** start DATA SECTION **

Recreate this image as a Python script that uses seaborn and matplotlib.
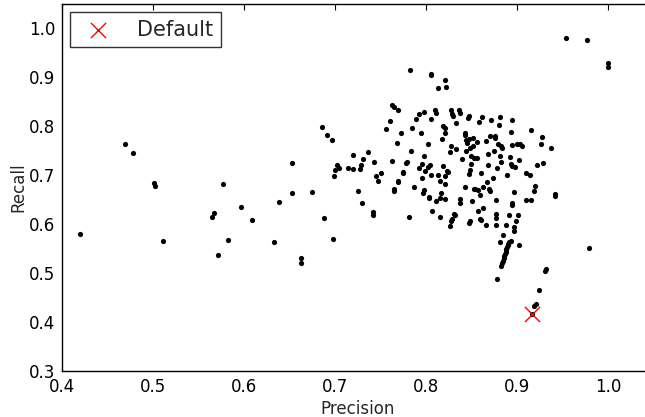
import matplotlib
matplotlib.use("Agg")
import matplotlib.pyplot as plt
import seaborn as sns
import pandas as pd

precision = [
    0.420, 0.469, 0.478, 0.501, 0.502, 0.511, 0.565, 0.567, 0.577, 0.582, 0.571, 0.596,
    0.609, 0.633, 0.638, 0.652, 0.652, 0.662, 0.662, 0.674, 0.686, 0.691, 0.696, 0.688,
    0.698, 0.699, 0.700, 0.702, 0.704, 0.714, 0.720, 0.720, 0.725, 0.727, 0.728, 0.730,
    0.729, 0.736, 0.741, 0.741, 0.743, 0.745, 0.747, 0.750, 0.756, 0.760, 0.762, 0.764,
    0.762, 0.764, 0.764, 0.769, 0.768, 0.769, 0.769, 0.772, 0.774, 0.774, 0.778, 0.779,
    0.782, 0.781, 0.784, 0.783, 0.787, 0.789, 0.792, 0.794, 0.792, 0.795, 0.795, 0.796,
    0.798, 0.798, 0.798, 0.799, 0.802, 0.802, 0.803, 0.803, 0.805, 0.805, 0.805, 0.804,
    0.805, 0.806, 0.810, 0.811, 0.811, 0.813, 0.813, 0.815, 0.815, 0.815, 0.816, 0.817,
    0.818, 0.818, 0.820, 0.820, 0.821, 0.822, 0.821, 0.821, 0.820, 0.823, 0.824, 0.826,
    0.827, 0.827, 0.828, 0.829, 0.826, 0.827, 0.828, 0.830, 0.831, 0.833, 0.833, 0.836,
    0.837, 0.837, 0.837, 0.839, 0.842, 0.843, 0.843, 0.844, 0.844, 0.845, 0.846, 0.847,
    0.847, 0.847, 0.848, 0.848, 0.847, 0.848, 0.849, 0.849, 0.850, 0.851, 0.851, 0.852,
    0.852, 0.853, 0.856, 0.856, 0.857, 0.857, 0.858, 0.859, 0.859, 0.860, 0.860, 0.861,
    0.862, 0.862, 0.865, 0.866, 0.867, 0.868, 0.868, 0.869, 0.870, 0.870, 0.871, 0.873,
    0.874, 0.875, 0.875, 0.877, 0.876, 0.876, 0.877, 0.878, 0.878, 0.879, 0.880, 0.881,
    0.881, 0.882, 0.881, 0.882, 0.883, 0.884,
    0.8825, 0.883, 0.884, 0.8848, 0.8855, 0.886, 0.887, 0.8875, 0.888, 0.889, 0.8895, 0.890,
    0.891, 0.8925,
    0.887, 0.889, 0.891, 0.892, 0.893, 0.894, 0.893, 0.894, 0.894, 0.894, 0.894, 0.896,
    0.896, 0.896, 0.897, 0.898, 0.900, 0.901, 0.902, 0.902, 0.903, 0.905, 0.910, 0.910,
    0.914, 0.915, 0.915, 0.918, 0.919, 0.920, 0.9187, 0.924, 0.921, 0.926, 0.927, 0.928,
    0.931, 0.930, 0.937, 0.941, 0.941, 0.953, 0.976, 1.000, 1.000, 0.979, 0.916,
]
recall = [
    0.580, 0.764, 0.746, 0.685, 0.678, 0.565, 0.615, 0.622, 0.683, 0.567, 0.537, 0.635,
    0.608, 0.564, 0.646, 0.725, 0.664, 0.531, 0.520, 0.665, 0.799, 0.782, 0.773, 0.612,
    0.569, 0.698, 0.711, 0.721, 0.715, 0.715, 0.741, 0.712, 0.667, 0.713, 0.722, 0.733,
    0.644, 0.748, 0.618, 0.624, 0.727, 0.699, 0.688, 0.705, 0.794, 0.810, 0.844, 0.839,
    0.730, 0.672, 0.668, 0.833, 0.766, 0.687, 0.689, 0.786, 0.706, 0.704, 0.726, 0.728,
    0.916, 0.614, 0.796, 0.749, 0.677, 0.816, 0.826, 0.786, 0.715, 0.724, 0.694, 0.664,
    0.670, 0.830, 0.739, 0.709, 0.717, 0.763, 0.655, 0.653, 0.814, 0.907, 0.905, 0.722,
    0.700, 0.626, 0.834, 0.828, 0.647, 0.878, 0.700, 0.689, 0.654, 0.615, 0.664, 0.774,
    0.718, 0.800, 0.682, 0.796, 0.894, 0.881, 0.786, 0.698, 0.651, 0.709, 0.707, 0.748,
    0.760, 0.833, 0.825, 0.822, 0.597, 0.606, 0.611, 0.621, 0.619, 0.807, 0.754, 0.833,
    0.828, 0.652, 0.644, 0.734, 0.787, 0.782, 0.675, 0.773, 0.749, 0.765, 0.818, 0.822,
    0.775, 0.703, 0.711, 0.756, 0.602, 0.607, 0.740, 0.724, 0.647, 0.776, 0.759, 0.736,
    0.671, 0.672, 0.735, 0.767, 0.669, 0.627, 0.809, 0.659, 0.611, 0.608, 0.705, 0.820,
    0.677, 0.634, 0.771, 0.599, 0.687, 0.743, 0.721, 0.672, 0.668, 0.780, 0.812, 0.694,
    0.750, 0.781, 0.777, 0.650, 0.621, 0.613, 0.598, 0.488, 0.715, 0.764, 0.803, 0.820,
    0.739, 0.728, 0.564, 0.760, 0.755, 0.577,
    0.515, 0.520, 0.525, 0.530, 0.535, 0.539, 0.543, 0.547, 0.550, 0.554, 0.557, 0.560,
    0.563, 0.566,
    0.599, 0.700, 0.619, 0.737, 0.789, 0.812, 0.724, 0.761, 0.719, 0.639, 0.643, 0.587,
    0.594, 0.665, 0.716, 0.607, 0.763, 0.618, 0.732, 0.557, 0.763, 0.759, 0.650, 0.705,
    0.700, 0.792, 0.650, 0.668, 0.679, 0.437, 0.432, 0.466, 0.721, 0.763, 0.778, 0.726,
    0.509, 0.504, 0.756, 0.661, 0.657, 0.980, 0.976, 0.930, 0.921, 0.551, 0.416,
]

default_precision = [0.916]
default_recall = [0.416]
default_label = "Default"

x_ticks = [0.4, 0.5, 0.6, 0.7, 0.8, 0.9, 1.0]
y_ticks = [0.3, 0.4, 0.5, 0.6, 0.7, 0.8, 0.9, 1.0]

sns.set_style("white")
plt.rcParams["font.family"] = ["DejaVu Sans"]
plt.rcParams["xtick.direction"] = "in"
plt.rcParams["ytick.direction"] = "in"

fig = plt.figure(figsize=(6.45, 4.17), dpi=100)
ax = fig.add_axes([62 / 645, 46 / 417, 592 / 645, 367 / 417])

df = pd.DataFrame({"Precision": precision, "Recall": recall})
df_def = pd.DataFrame({"Precision": default_precision, "Recall": default_recall})

sns.scatterplot(data=df, x="Precision", y="Recall", ax=ax, color="black",
                s=14, linewidth=0, legend=False, zorder=2)
sns.scatterplot(data=df_def, x="Precision", y="Recall", ax=ax, color="red",
                marker="x", s=120, linewidths=1.0, label=default_label, zorder=3)

ax.set_xlim(0.4, 1.05)
ax.set_ylim(0.3, 1.05)
ax.set_xticks(x_ticks)
ax.set_yticks(y_ticks)
ax.set_xticklabels([f"{t:.1f}" for t in x_ticks])
ax.set_yticklabels([f"{t:.1f}" for t in y_ticks])
ax.tick_params(axis="both", which="both", direction="in", length=4, width=0.8,
               labelsize=12, top=True, right=True, pad=5, colors="black")
for sp in ax.spines.values():
    sp.set_color("black")
    sp.set_linewidth(1.0)
ax.set_xlabel("Precision", fontsize=12, labelpad=3)
ax.set_ylabel("Recall", fontsize=12, labelpad=1)

leg = ax.legend(loc="upper left", fontsize=15, frameon=True, fancybox=False,
                scatterpoints=1, handlelength=2.0, handletextpad=0.86, borderpad=0.35,
                borderaxespad=0.4)
leg.get_frame().set_edgecolor("black")
leg.get_frame().set_linewidth(1.0)

fig.savefig("out.png", dpi=100, facecolor="white")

** end DATA SECTION **

▸ TO DO: Could the lines from the top of the material through the line with "import pandas as pd" be repeated exactly, pictures left out?

▸ THE REPLY:
Recreate this image as a Python script that uses seaborn and matplotlib.
import matplotlib
matplotlib.use("Agg")
import matplotlib.pyplot as plt
import seaborn as sns
import pandas as pd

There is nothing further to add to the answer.